◆ EXERCISE GOAL ◆
Exactly as written, write out the lines below from the first to the one containing "yticks = np.arange(0, 101, 10)", inclusive. Pictures do not belong in the copy.

◆ INFORMATION SHOWN ◆
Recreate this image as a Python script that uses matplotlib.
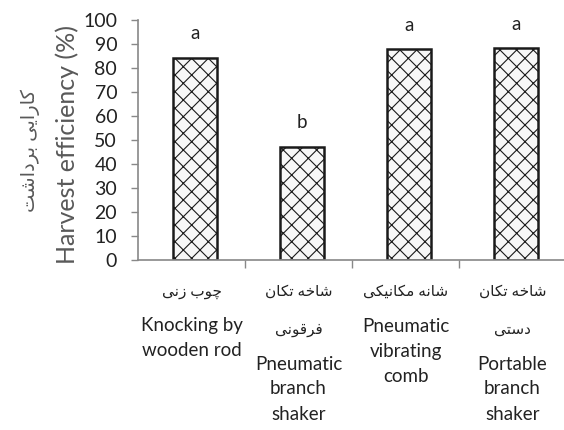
import numpy as np
import matplotlib.pyplot as plt

# data
values = [84.2, 47.1, 87.8, 88.2]
letters = ['a', 'b', 'a', 'a']
labels_fa = [['چوب زنی'], ['شاخه تکان', 'فرقونی'], ['شانه مکانیکی'], ['شاخه تکان', 'دستی']]
labels_en = [['Knocking by', 'wooden rod'],
             ['Pneumatic', 'branch', 'shaker'],
             ['Pneumatic', 'vibrating', 'comb'],
             ['Portable', 'branch', 'shaker']]
ylabel_en = 'Harvest efficiency (%)'
ylabel_fa = 'کارایی برداشت'
yticks = np.arange(0, 101, 10)

# minimal persian shaping: (isolated, final, initial, medial)
FORMS = {
    'ا': (0xFE8D, 0xFE8E, None, None),
    'ب': (0xFE8F, 0xFE90, 0xFE91, 0xFE92),
    'ت': (0xFE95, 0xFE96, 0xFE97, 0xFE98),
    'خ': (0xFEA5, 0xFEA6, 0xFEA7, 0xFEA8),
    'د': (0xFEA9, 0xFEAA, None, None),
    'ر': (0xFEAD, 0xFEAE, None, None),
    'ز': (0xFEAF, 0xFEB0, None, None),
    'س': (0xFEB1, 0xFEB2, 0xFEB3, 0xFEB4),
    'ش': (0xFEB5, 0xFEB6, 0xFEB7, 0xFEB8),
    'ف': (0xFED1, 0xFED2, 0xFED3, 0xFED4),
    'ق': (0xFED5, 0xFED6, 0xFED7, 0xFED8),
    'م': (0xFEE1, 0xFEE2, 0xFEE3, 0xFEE4),
    'ن': (0xFEE5, 0xFEE6, 0xFEE7, 0xFEE8),
    'ه': (0xFEE9, 0xFEEA, 0xFEEB, 0xFEEC),
    'و': (0xFEED, 0xFEEE, None, None),
    'ی': (0xFBFC, 0xFBFD, 0xFBFE, 0xFBFF),
    'ک': (0xFB8E, 0xFB8F, 0xFB90, 0xFB91),
    'چ': (0xFB7A, 0xFB7B, 0xFB7C, 0xFB7D),
}


def shape_fa(s):
    out = []
    for i, ch in enumerate(s):
        if ch not in FORMS:
            out.append(ch)
            continue
        prev = s[i - 1] if i > 0 else ''
        nxt = s[i + 1] if i + 1 < len(s) else ''
        pj = prev in FORMS and FORMS[prev][2] is not None
        nj = FORMS[ch][2] is not None and nxt in FORMS
        f = FORMS[ch]
        if pj and nj:
            code = f[3]
        elif pj:
            code = f[1]
        elif nj:
            code = f[2]
        else:
            code = f[0]
        out.append(chr(code))
    return ''.join(out)[::-1]


plt.rcParams['font.family'] = ['Lato', 'DejaVu Sans']
plt.rcParams['hatch.linewidth'] = 0.8
plt.rcParams['hatch.color'] = '#333333'

fig = plt.figure(figsize=(5.64, 4.30), dpi=100)
ax = fig.add_axes([138 / 564, 170 / 430, 428 / 564, 240 / 430])

x = np.arange(len(values))
ax.bar(x + 0.03, values, width=0.41, color='#f7f7f7', edgecolor='#1a1a1a',
       linewidth=1.8, hatch='xx')

for i, (v, t) in enumerate(zip(values, letters)):
    ax.text(i + 0.03, v + 10, t, ha='center', va='center', fontsize=13.5, color='#222222')

ax.set_xlim(-0.5, 3.5)
ax.set_ylim(0, 100)
ax.set_yticks(yticks)
ax.tick_params(axis='y', labelsize=14, length=5, width=1, color='#888888',
               labelcolor='#222222', pad=10)
ax.set_xticks(x)
ax.set_xticklabels([])
ax.tick_params(axis='x', which='major', length=0)
ax.set_xticks([0.5, 1.5, 2.5], minor=True)
ax.tick_params(axis='x', which='minor', length=6, width=1, color='#888888')

for s in ['top', 'right']:
    ax.spines[s].set_visible(False)
for s in ['left', 'bottom']:
    ax.spines[s].set_color('#888888')
    ax.spines[s].set_linewidth(1.2)

# category labels, persian lines first then english
for i in range(len(values)):
    off = 32
    for j, line in enumerate(labels_fa[i]):
        if j > 0:
            off += 38
        ax.annotate(shape_fa(line), xy=(i, 0), xycoords=('data', 'axes fraction'),
                    xytext=(0, -off * 0.72), textcoords='offset points',
                    ha='center', va='center', fontsize=11, color='#222222')
    off += 34
    for j, line in enumerate(labels_en[i]):
        if j > 0:
            off += 25
        ax.annotate(line, xy=(i, 0), xycoords=('data', 'axes fraction'),
                    xytext=(0, -off * 0.72), textcoords='offset points',
                    ha='center', va='center', fontsize=13.5, color='#222222')

fig.text(67 / 564, 1 - 144 / 430, ylabel_en, rotation=90, ha='center', va='center',
         fontsize=18, color='#595959')
fig.text(30 / 564, 1 - 150 / 430, shape_fa(ylabel_fa), rotation=90, ha='center',
         va='center', fontsize=14, color='#595959')

fig.savefig('out.png', dpi=100)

◆ ANSWER TO THE PROBLEM ◆
Recreate this image as a Python script that uses matplotlib.
import numpy as np
import matplotlib.pyplot as plt

# data
values = [84.2, 47.1, 87.8, 88.2]
letters = ['a', 'b', 'a', 'a']
labels_fa = [['چوب زنی'], ['شاخه تکان', 'فرقونی'], ['شانه مکانیکی'], ['شاخه تکان', 'دستی']]
labels_en = [['Knocking by', 'wooden rod'],
             ['Pneumatic', 'branch', 'shaker'],
             ['Pneumatic', 'vibrating', 'comb'],
             ['Portable', 'branch', 'shaker']]
ylabel_en = 'Harvest efficiency (%)'
ylabel_fa = 'کارایی برداشت'
yticks = np.arange(0, 101, 10)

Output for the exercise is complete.